All’ingresso della scuola primaria la matematica è in genere una delle materie più amate dai bambini.
All’uscita dalla scuola superiore è la materia più odiata in assoluto, e spesso tale sentimento rimane anche quando lo studente diventa adulto.
Questo atteggiamento negativo è in genere accompagnato da un lato da un senso di inadeguatezza da parte dello studente – o ex studente – che si sente incapace di controllare il proprio successo; dall’altro da una visione della matematica come disciplina lontana dalla realtà, fatta di regole da memorizzare e poi applicare a esercizi ripetitivi, dove il successo viene identificato con il dare velocemente la risposta corretta, l’errore ha una connotazione negativa e il tempo a disposizione è vissuto come un tempo contratto, nemico: una disciplina caratterizzata da un linguaggio criptico e artificioso, difficile e al tempo stesso noiosa, di cui non si riesce a cogliere il senso.
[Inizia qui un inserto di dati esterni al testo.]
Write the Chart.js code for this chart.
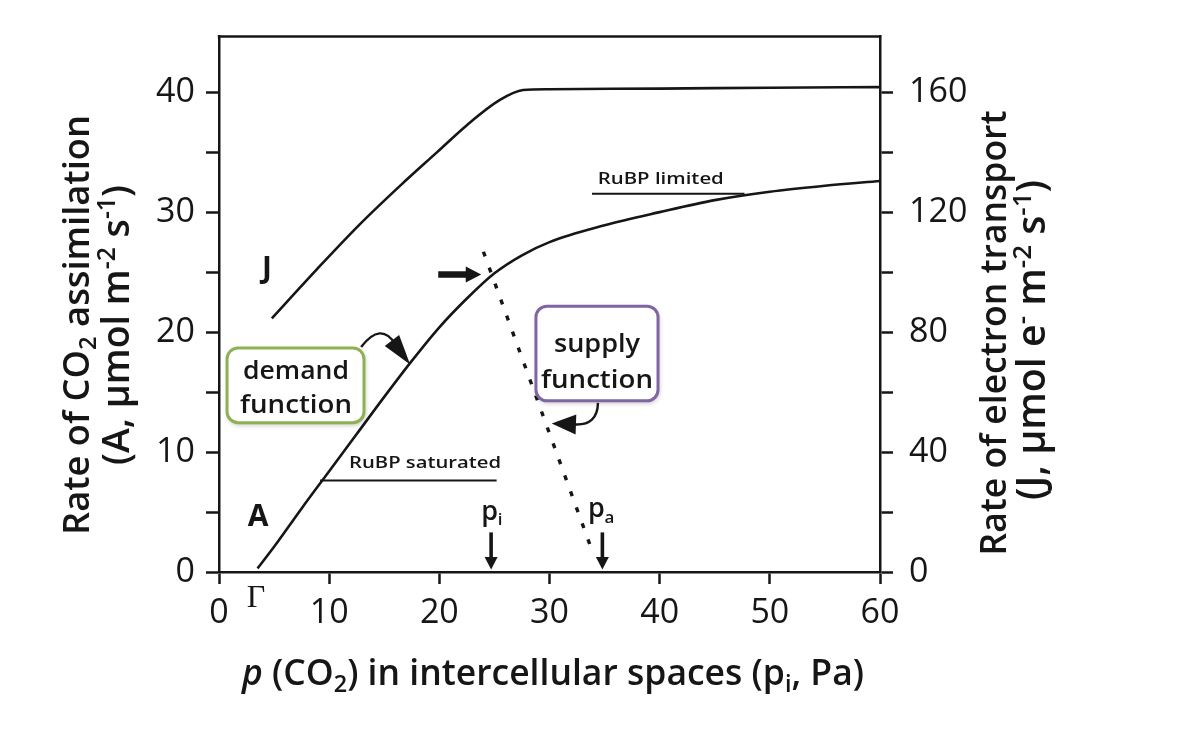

Nella costruzione di questa visione della matematica e di sé come allievo si riconosce la responsabilità di un insegnamento poco incoraggiante, attento ai prodotti più che ai processi, che privilegia esercizi a problemi, spesso condizionato da un’idea riduttiva di valutazione.
Perché l’allievo possa percepire il senso dell’insegnamento della matematica è importante quindi una riflessione su alcune pratiche didattiche diffuse e sulle loro conseguenze, ma anche su alcune convinzioni che stanno alla base di tali pratiche:
- l’idea di successo identificata con risposte corrette date in tempi veloci;
- l’idea che ‘aiutare’ gli studenti significhi rendere loro le cose più facili;
- una visione dell’apprendimento in cui c’è poco spazio per l’errore e il tempo, centrata più sull’acquisizione di conoscenze e abilità che sulla costruzione di competenze.
A partire da questa riflessione è possibile individuare alcune strategie didattiche che restituiscono senso all’insegnamento della matematica: problem solving, didattica laboratoriale, ma soprattutto una diversa gestione del tempo e degli errori.